- **Short exercise**
Starting with the first line of the listing, quote each line exactly until and including the one with "from bokeh.resources import INLINE", leaving pictures out.
--
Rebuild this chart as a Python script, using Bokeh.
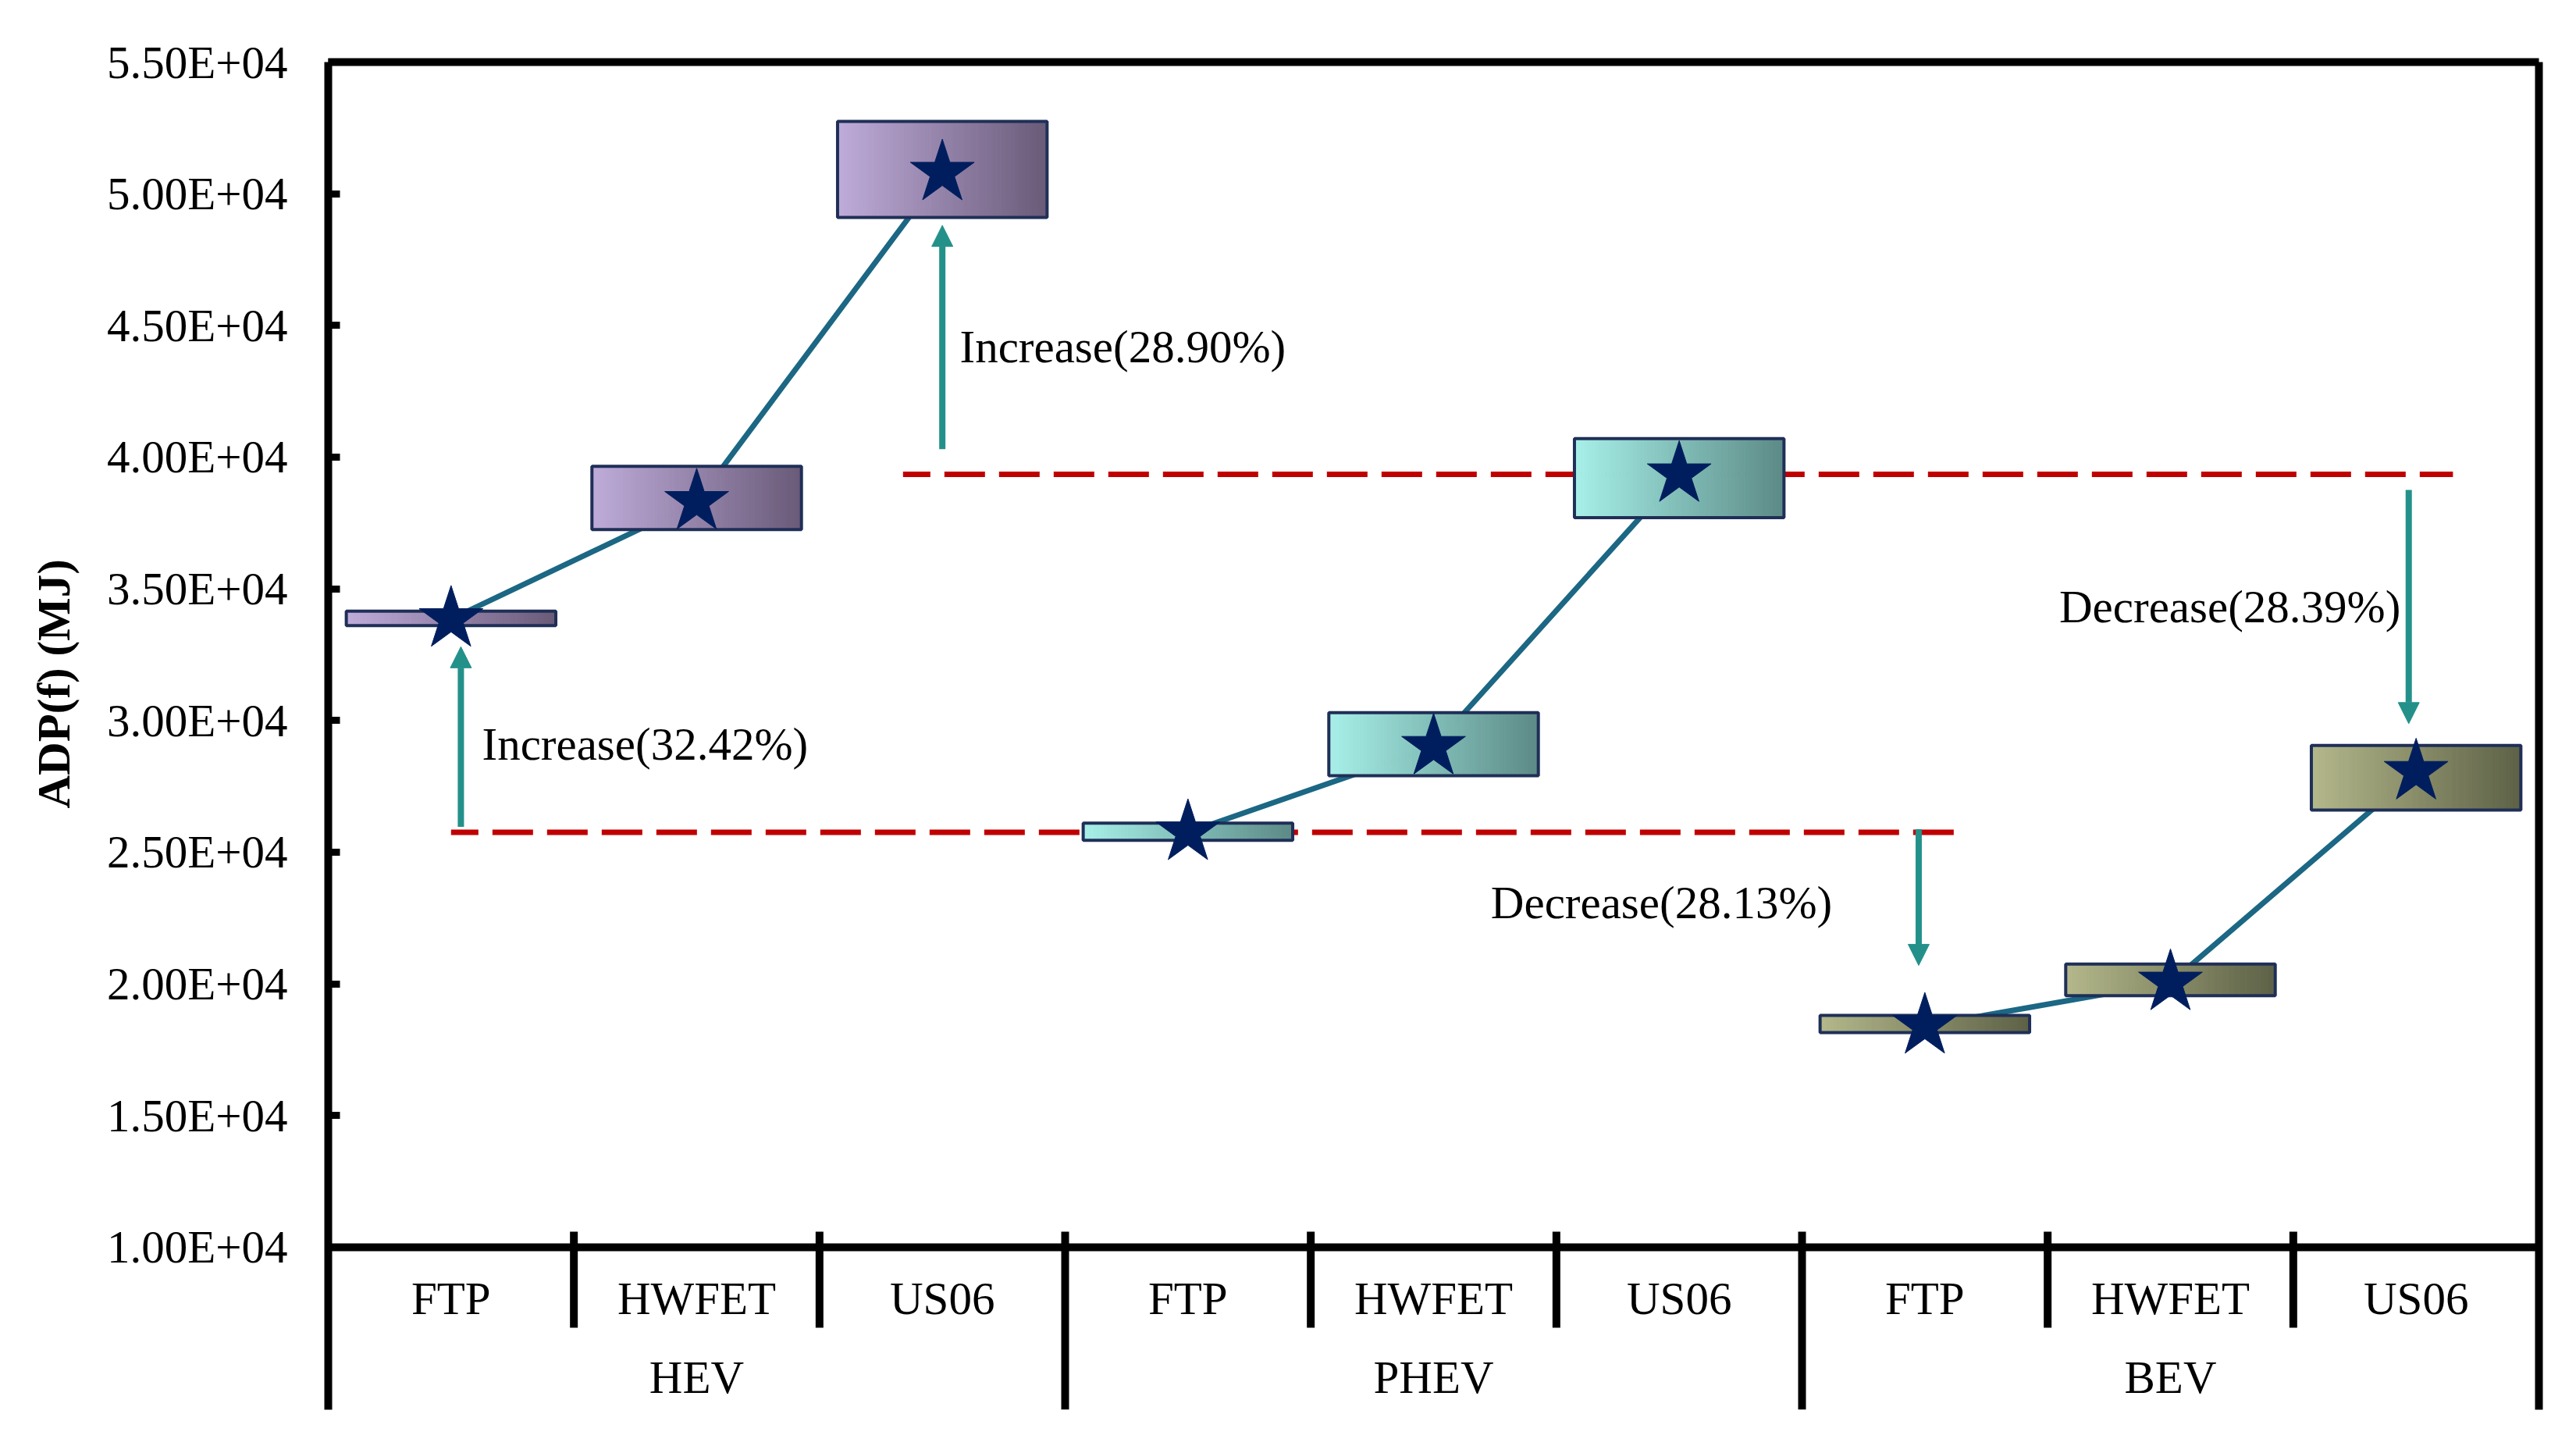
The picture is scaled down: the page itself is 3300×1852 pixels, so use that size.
import numpy as np
from bokeh.plotting import figure
from bokeh.models import (Range1d, LinearAxis, FixedTicker, ColumnDataSource,
                          Arrow, NormalHead, Title)
from bokeh.core.properties import value
from bokeh.embed import file_html
from bokeh.resources import INLINE

# ---------------- data ----------------
groups = ["HEV", "PHEV", "BEV"]
cycles = ["FTP", "HWFET", "US06"]
adp_low = [33600, 37250, 49100, 25450, 27900, 37700, 18150, 19550, 26600]
adp_high = [34150, 39650, 52750, 26100, 30300, 40700, 18800, 20750, 29050]
adp_mid = [33850, 38300, 50800, 25750, 29000, 39350, 18400, 20050, 28050]
y_ticks = [10000, 15000, 20000, 25000, 30000, 35000, 40000, 45000, 50000, 55000]

grad_left = ["#BEABD9", "#A6EFE8", "#B3B78A"]
grad_right = ["#6A5B79", "#5D8B87", "#5E6247"]

# annotations
ref_level = [adp_mid[3], adp_mid[5]]
ref_x0 = [0.5, 2.34]
ref_x1 = [6.65, 8.65]
arrow_x = [0.54, 2.5, 6.475, 8.47]
arrow_y0 = [25960, 40300, 25870, 38750]
arrow_y1 = [32800, 48800, 20700, 29880]
note_text = ["Increase(32.42%)", "Increase(28.90%)", "Decrease(28.13%)", "Decrease(28.39%)"]
note_x = [0.626, 2.571, 6.123, 8.437]
note_y = [29090, 44180, 23090, 34320]
note_align = ["left", "left", "right", "right"]
cycle_label_y = 8044
group_label_y = 5058

FONT = value("Liberation Serif")
FS = "59px"
BW = 0.853
NSL = 60

n_cat = len(groups) * len(cycles)
xc = [i + 0.5 for i in range(n_cat)]

p = figure(frame_width=2832, frame_height=1726,
           x_range=Range1d(0, n_cat), y_range=Range1d(3830, 55000),
           output_backend="svg", toolbar_location=None,
           min_border_left=420, min_border_right=40,
           min_border_top=79, min_border_bottom=39,
           background_fill_color="white", border_fill_color="white",
           outline_line_color=None)
p.xaxis.visible = False
p.xgrid.visible = False
p.ygrid.visible = False

ya = p.yaxis[0]
ya.ticker = FixedTicker(ticks=y_ticks)
ya.major_label_overrides = {t: f"{t:.2E}" for t in y_ticks}
ya.major_label_text_font = "Liberation Serif"
ya.major_label_text_font_size = FS
ya.major_label_text_color = "black"
ya.major_label_standoff = 52
ya.major_tick_in = 15
ya.major_tick_out = 0
ya.major_tick_line_width = 9
ya.major_tick_line_color = "black"
ya.minor_tick_line_color = None
ya.axis_line_width = 10
ya.axis_line_color = "black"

for side in ("above", "right"):
    ax = LinearAxis(ticker=FixedTicker(ticks=[]), major_tick_line_color=None,
                    minor_tick_line_color=None, axis_line_width=10,
                    axis_line_color="black", major_label_standoff=0)
    p.add_layout(ax, side)

# y-axis title
p.add_layout(Title(text="ADP(f) (MJ)", align="left", offset=770, standoff=63,
                   text_font="Liberation Serif", text_font_size=FS,
                   text_font_style="bold", text_color="black"), "left")

# dashed reference lines
p.segment(x0=ref_x0, x1=ref_x1, y0=ref_level, y1=ref_level,
          line_color="#C00000", line_width=7, line_dash="52 18", line_dash_offset=17)

# connecting lines inside each group
for g in range(len(groups)):
    sl = slice(3 * g, 3 * g + 3)
    p.line(xc[sl], adp_mid[sl], line_color="#1B6784", line_width=7)


def hex2rgb(h):
    h = h.lstrip("#")
    return np.array([int(h[i:i + 2], 16) for i in (0, 2, 4)], dtype=float)


# gradient boxes
gl, gr, gb, gt, gc = [], [], [], [], []
for i in range(n_cat):
    g = i // 3
    c0, c1 = hex2rgb(grad_left[g]), hex2rgb(grad_right[g])
    left = xc[i] - BW / 2
    for k in range(NSL):
        t = k / (NSL - 1)
        col = c0 + (c1 - c0) * t
        gl.append(left + k * BW / NSL)
        gr.append(left + (k + 1) * BW / NSL)
        gb.append(adp_low[i])
        gt.append(adp_high[i])
        gc.append("#%02x%02x%02x" % tuple(int(round(v)) for v in col))
p.quad(left=gl, right=gr, bottom=gb, top=gt, fill_color=gc, line_color=gc, line_width=1)
p.quad(left=[x - BW / 2 for x in xc], right=[x + BW / 2 for x in xc],
       bottom=adp_low, top=adp_high, fill_color=None,
       line_color="#1F2F57", line_width=4)

# stars
p.scatter(xc, adp_mid, marker="star", size=86, fill_color="#001E5E",
          line_color="#001E5E", line_width=1)

# arrows
teal = "#23918A"
asrc = ColumnDataSource(dict(x=arrow_x, y0=arrow_y0, y1=arrow_y1))
p.add_layout(Arrow(end=NormalHead(size=27, fill_color=teal, line_color=teal, line_width=1),
                   source=asrc, x_start="x", y_start="y0", x_end="x", y_end="y1",
                   line_color=teal, line_width=8))

# annotation texts
for al in ("left", "right"):
    idx = [j for j in range(len(note_text)) if note_align[j] == al]
    p.text(x=[note_x[j] for j in idx], y=[note_y[j] for j in idx],
           text=[note_text[j] for j in idx], text_font=FONT, text_font_size=FS,
           text_align=al, text_baseline="middle", text_color="black")

# category axis drawn in data space
p.segment(x0=[0], x1=[n_cat], y0=[10000], y1=[10000], line_color="black", line_width=10)
sub_sep = [1, 2, 4, 5, 7, 8]
grp_sep = [3, 6]
p.segment(x0=sub_sep, x1=sub_sep, y0=[10590] * len(sub_sep), y1=[6945] * len(sub_sep),
          line_color="black", line_width=10)
p.segment(x0=grp_sep, x1=grp_sep, y0=[10590] * len(grp_sep), y1=[3830] * len(grp_sep),
          line_color="black", line_width=10)
p.text(x=xc, y=[cycle_label_y] * n_cat, text=cycles * len(groups), text_font=FONT,
       text_font_size=FS, text_align="center", text_baseline="middle", text_color="black")
p.text(x=[1.5, 4.5, 7.5], y=[group_label_y] * 3, text=groups, text_font=FONT,
       text_font_size=FS, text_align="center", text_baseline="middle", text_color="black")

open("out.html", "w").write(file_html(p, INLINE))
--
- **Answer to this exercise**
Rebuild this chart as a Python script, using Bokeh.
The picture is scaled down: the page itself is 3300×1852 pixels, so use that size.
import numpy as np
from bokeh.plotting import figure
from bokeh.models import (Range1d, LinearAxis, FixedTicker, ColumnDataSource,
                          Arrow, NormalHead, Title)
from bokeh.core.properties import value
from bokeh.embed import file_html
from bokeh.resources import INLINE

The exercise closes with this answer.